- _Information shown_
^^^^
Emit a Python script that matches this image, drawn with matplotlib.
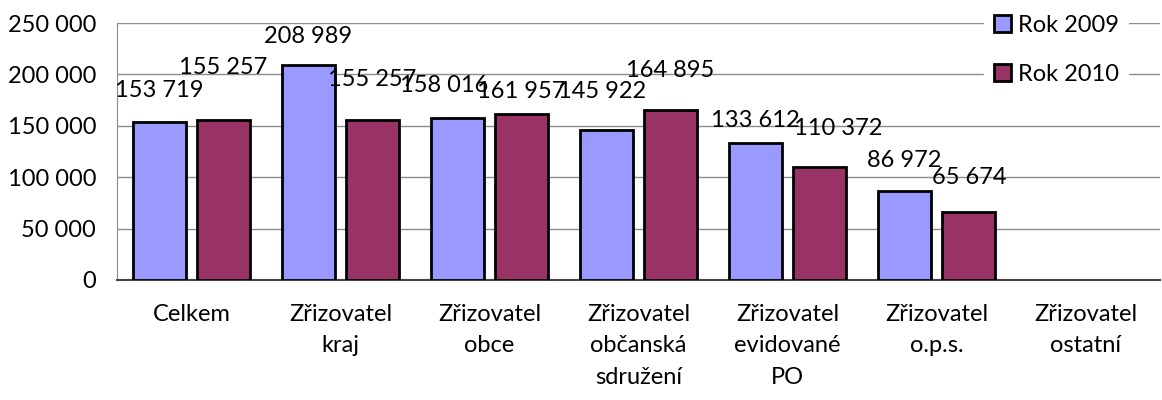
import numpy as np
import matplotlib
matplotlib.use('Agg')
import matplotlib.pyplot as plt

plt.rcParams['font.family'] = ['Lato', 'DejaVu Sans']

# data
categories = ['Celkem', 'Zřizovatel\nkraj', 'Zřizovatel\nobce',
              'Zřizovatel\nobčanská\nsdružení', 'Zřizovatel\nevidované\nPO',
              'Zřizovatel\no.p.s.', 'Zřizovatel\nostatní']
rok_2009 = [153719, 208989, 158016, 145922, 133612, 86972, None]
rok_2010 = [155257, 155257, 161957, 164895, 110372, 65674, None]
yticks = [0, 50000, 100000, 150000, 200000, 250000]

# hand-placed label offsets in the original (pixels from bar top centre)
lab_2009 = [(0, 31), (0, 29), (-13, 32), (-4, 38), (0, 22), (0, 30)]
lab_2010 = [(0, 53), (0, 41), (0, 22), (0, 40), (19, 38), (1, 35)]


def fmt(v):
    return f'{v:,.0f}'.replace(',', ' ')


fig = plt.figure(figsize=(11.62, 4.0), dpi=100)
ax = fig.add_axes([0.1007, 0.30, 0.8975, 0.6425])

x = np.arange(len(categories))
w = 0.36
off = 0.215
fs = 17

series = [(rok_2009, '#9999FF', 'Rok 2009', -off, lab_2009),
          (rok_2010, '#993366', 'Rok 2010', off, lab_2010)]
for vals, col, lab, dx, offs in series:
    xs = [xi + dx for xi, v in zip(x, vals) if v is not None]
    vs = [v for v in vals if v is not None]
    ax.bar(xs, vs, width=w, color=col, edgecolor='black', linewidth=2,
           label=lab, zorder=3)
    for xi, v, o in zip(xs, vs, offs):
        ax.annotate(fmt(v), (xi, v), xytext=o, textcoords='offset pixels',
                    ha='center', va='center', fontsize=fs, zorder=4)

ax.set_xlim(-0.5, len(categories) - 0.5)
ax.set_ylim(0, 250000)
ax.set_yticks(yticks)
ax.set_yticklabels([fmt(t) for t in yticks], fontsize=fs)
ax.set_xticks(x)
ax.set_xticklabels(categories, fontsize=fs, linespacing=1.62, va='top')
ax.tick_params(axis='both', length=0)
ax.tick_params(axis='y', pad=15)
ax.tick_params(axis='x', pad=17)

ax.yaxis.grid(True, color='#8c8c8c', linewidth=1, zorder=0)
ax.set_axisbelow(True)
for s in ['top', 'right']:
    ax.spines[s].set_visible(False)
ax.spines['left'].set_color('#8c8c8c')
ax.spines['bottom'].set_color('#444444')
ax.spines['bottom'].set_linewidth(1.5)

leg = ax.legend(loc='upper right', bbox_to_anchor=(0.981, 1.115), fontsize=fs,
                frameon=True, fancybox=False, edgecolor='white', framealpha=1,
                handlelength=0.72, handleheight=0.72, handletextpad=0.3,
                labelspacing=1.2, borderpad=0.4)
leg.set_zorder(5)

fig.savefig('out.png', dpi=100)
^^^^
In the listing above, find each line with the word "matplotlib" and copy it.

- _Answer for this exercise_
Emit a Python script that matches this image, drawn with matplotlib.
import matplotlib
matplotlib.use('Agg')
import matplotlib.pyplot as plt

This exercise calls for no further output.